The Broward State Attorney's Office released Medina's statement on Tuesday as part of the ongoing criminal case against Cruz, who fatally shot 17 people and wounded 17 more during the Feb. 14 massacre at the Parkland high school. The video is evidence against Cruz, 19, who faces the death penalty if convicted of first-degree murder.

The carnage sparked a wave of student activism, changes to Florida's gun laws and scrutiny on the actions of law enforcement during the pivotal first moments of yet another public massacre.

Medina, 39, is a baseball coach and monitor whose chief job is to make sure gates are locked, or opened for dismissal, while watching for intruders or students trying to leave. In an interview with the Sun Sentinel, which obtained a transcript of his statement, Medina last week denied he recognized Cruz or that staff had met about him.
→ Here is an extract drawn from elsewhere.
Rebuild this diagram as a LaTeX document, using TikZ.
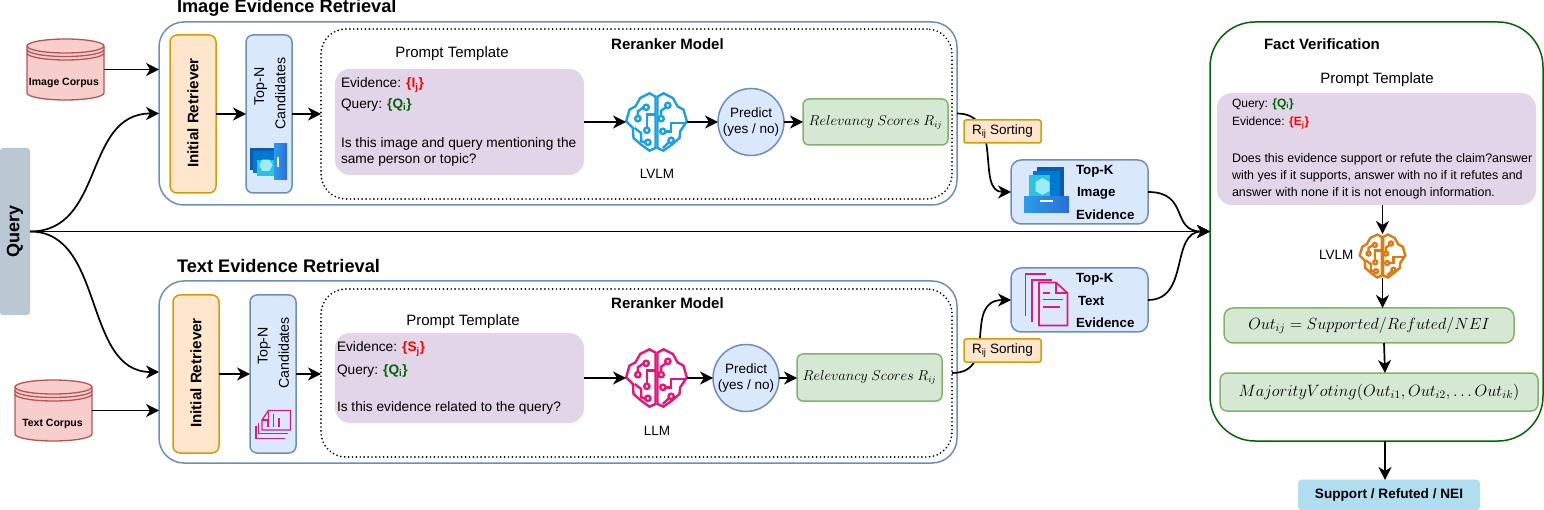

That claim is contradicted by the video of his talk with detectives.

After Cruz ran into the building, Medina also told detectives he heard gunshots ring out within moments.

Medina rushed to the campus office, where he summoned school resource officer Scot Peterson. Unsure of what exactly the sounds were, Medina picked up Peterson and the two rushed over to Building 12.

"I heard 15 bangs," Medina said. "And it was loud. Like, you could kind of feel the percussion coming out of that building, the echo coming out of the door of the building. ... It was kind of surreal."

Peterson told him "we got a shooter on, on campus," Medina recalled.

But Peterson, the only armed official on campus at the time, yelled for Medina to return to the front of the school. Peterson has since become the focus of national scorn when the Broward Sheriff's Office revealed that he never entered Building 12 to confront the shooter.

Breaking his silence this week, Peterson insisted he was not sure the gunfire was coming from inside the building — and even shifted the blame toward Medina for not giving him enough details about the shooter. That claim also seems to conflict with Medina's interview with detectives on the day of the shooting.